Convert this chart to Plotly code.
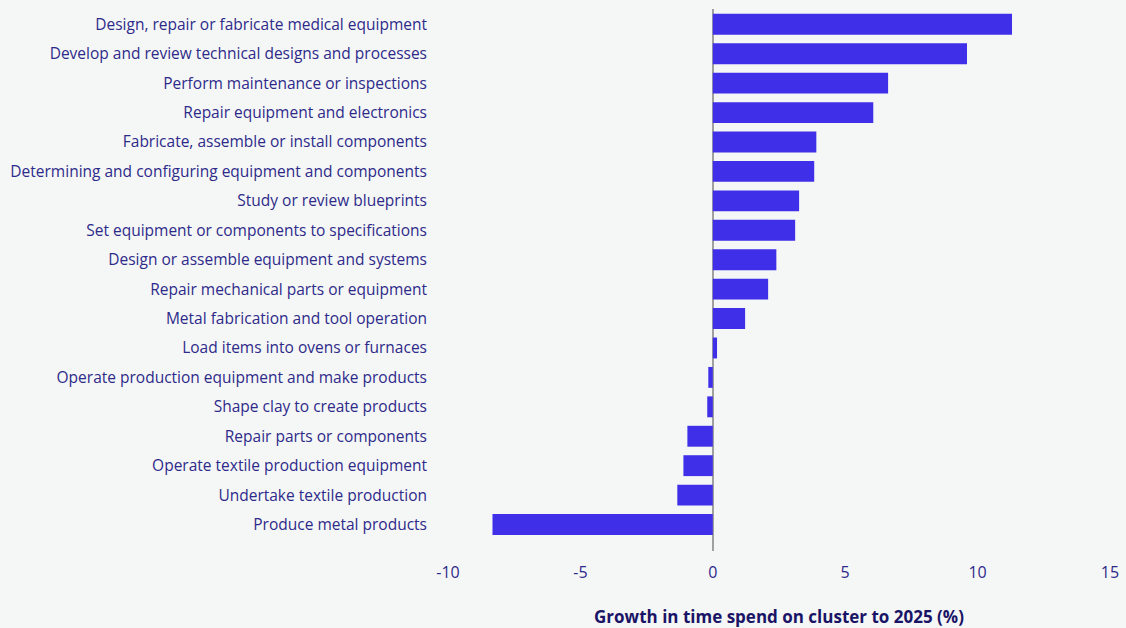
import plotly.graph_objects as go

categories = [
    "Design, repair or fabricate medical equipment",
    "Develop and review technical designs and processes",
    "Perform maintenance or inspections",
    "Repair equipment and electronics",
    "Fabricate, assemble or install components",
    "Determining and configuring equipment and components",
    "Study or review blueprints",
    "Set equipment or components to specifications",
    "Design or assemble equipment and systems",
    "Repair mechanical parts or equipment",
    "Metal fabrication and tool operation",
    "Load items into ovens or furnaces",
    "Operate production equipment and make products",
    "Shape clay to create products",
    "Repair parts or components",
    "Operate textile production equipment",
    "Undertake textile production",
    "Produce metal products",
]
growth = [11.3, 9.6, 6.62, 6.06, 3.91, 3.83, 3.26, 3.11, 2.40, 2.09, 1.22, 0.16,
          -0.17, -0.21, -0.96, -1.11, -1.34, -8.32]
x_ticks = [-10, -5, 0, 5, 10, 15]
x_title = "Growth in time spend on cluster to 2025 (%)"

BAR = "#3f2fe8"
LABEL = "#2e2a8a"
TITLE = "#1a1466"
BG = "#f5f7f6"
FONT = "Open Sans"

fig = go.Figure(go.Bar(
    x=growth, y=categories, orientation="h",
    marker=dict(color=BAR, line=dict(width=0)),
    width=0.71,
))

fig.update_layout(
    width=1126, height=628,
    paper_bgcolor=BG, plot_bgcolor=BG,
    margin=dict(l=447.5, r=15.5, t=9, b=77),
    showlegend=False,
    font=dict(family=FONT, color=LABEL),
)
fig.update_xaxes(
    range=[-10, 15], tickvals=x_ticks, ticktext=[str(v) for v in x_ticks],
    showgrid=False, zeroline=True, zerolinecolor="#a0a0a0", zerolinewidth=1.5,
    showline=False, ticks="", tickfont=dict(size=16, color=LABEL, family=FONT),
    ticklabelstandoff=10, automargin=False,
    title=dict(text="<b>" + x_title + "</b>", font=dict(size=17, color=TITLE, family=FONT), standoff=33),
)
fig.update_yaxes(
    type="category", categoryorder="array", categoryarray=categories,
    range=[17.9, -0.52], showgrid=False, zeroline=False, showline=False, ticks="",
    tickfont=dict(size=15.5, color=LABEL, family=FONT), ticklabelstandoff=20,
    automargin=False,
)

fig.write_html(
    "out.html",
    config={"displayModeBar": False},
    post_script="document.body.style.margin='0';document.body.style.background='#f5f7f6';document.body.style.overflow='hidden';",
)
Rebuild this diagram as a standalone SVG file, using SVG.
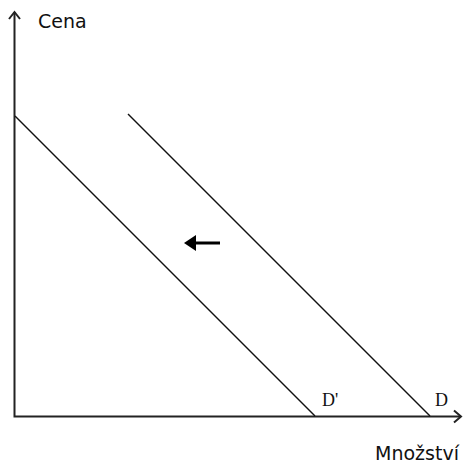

**Task statement**
Reproduce the entries above exactly. Do not include the images.

**Answer for this exercise**
Convert this chart to Plotly code.
import plotly.graph_objects as go

categories = [
    "Design, repair or fabricate medical equipment",
    "Develop and review technical designs and processes",
    "Perform maintenance or inspections",
    "Repair equipment and electronics",
    "Fabricate, assemble or install components",
    "Determining and configuring equipment and components",
    "Study or review blueprints",
    "Set equipment or components to specifications",
    "Design or assemble equipment and systems",
    "Repair mechanical parts or equipment",
    "Metal fabrication and tool operation",
    "Load items into ovens or furnaces",
    "Operate production equipment and make products",
    "Shape clay to create products",
    "Repair parts or components",
    "Operate textile production equipment",
    "Undertake textile production",
    "Produce metal products",
]
growth = [11.3, 9.6, 6.62, 6.06, 3.91, 3.83, 3.26, 3.11, 2.40, 2.09, 1.22, 0.16,
          -0.17, -0.21, -0.96, -1.11, -1.34, -8.32]
x_ticks = [-10, -5, 0, 5, 10, 15]
x_title = "Growth in time spend on cluster to 2025 (%)"

BAR = "#3f2fe8"
LABEL = "#2e2a8a"
TITLE = "#1a1466"
BG = "#f5f7f6"
FONT = "Open Sans"

fig = go.Figure(go.Bar(
    x=growth, y=categories, orientation="h",
    marker=dict(color=BAR, line=dict(width=0)),
    width=0.71,
))

fig.update_layout(
    width=1126, height=628,
    paper_bgcolor=BG, plot_bgcolor=BG,
    margin=dict(l=447.5, r=15.5, t=9, b=77),
    showlegend=False,
    font=dict(family=FONT, color=LABEL),
)
fig.update_xaxes(
    range=[-10, 15], tickvals=x_ticks, ticktext=[str(v) for v in x_ticks],
    showgrid=False, zeroline=True, zerolinecolor="#a0a0a0", zerolinewidth=1.5,
    showline=False, ticks="", tickfont=dict(size=16, color=LABEL, family=FONT),
    ticklabelstandoff=10, automargin=False,
    title=dict(text="<b>" + x_title + "</b>", font=dict(size=17, color=TITLE, family=FONT), standoff=33),
)
fig.update_yaxes(
    type="category", categoryorder="array", categoryarray=categories,
    range=[17.9, -0.52], showgrid=False, zeroline=False, showline=False, ticks="",
    tickfont=dict(size=15.5, color=LABEL, family=FONT), ticklabelstandoff=20,
    automargin=False,
)

fig.write_html(
    "out.html",
    config={"displayModeBar": False},
    post_script="document.body.style.margin='0';document.body.style.background='#f5f7f6';document.body.style.overflow='hidden';",
)
Rebuild this diagram as a standalone SVG file, using SVG.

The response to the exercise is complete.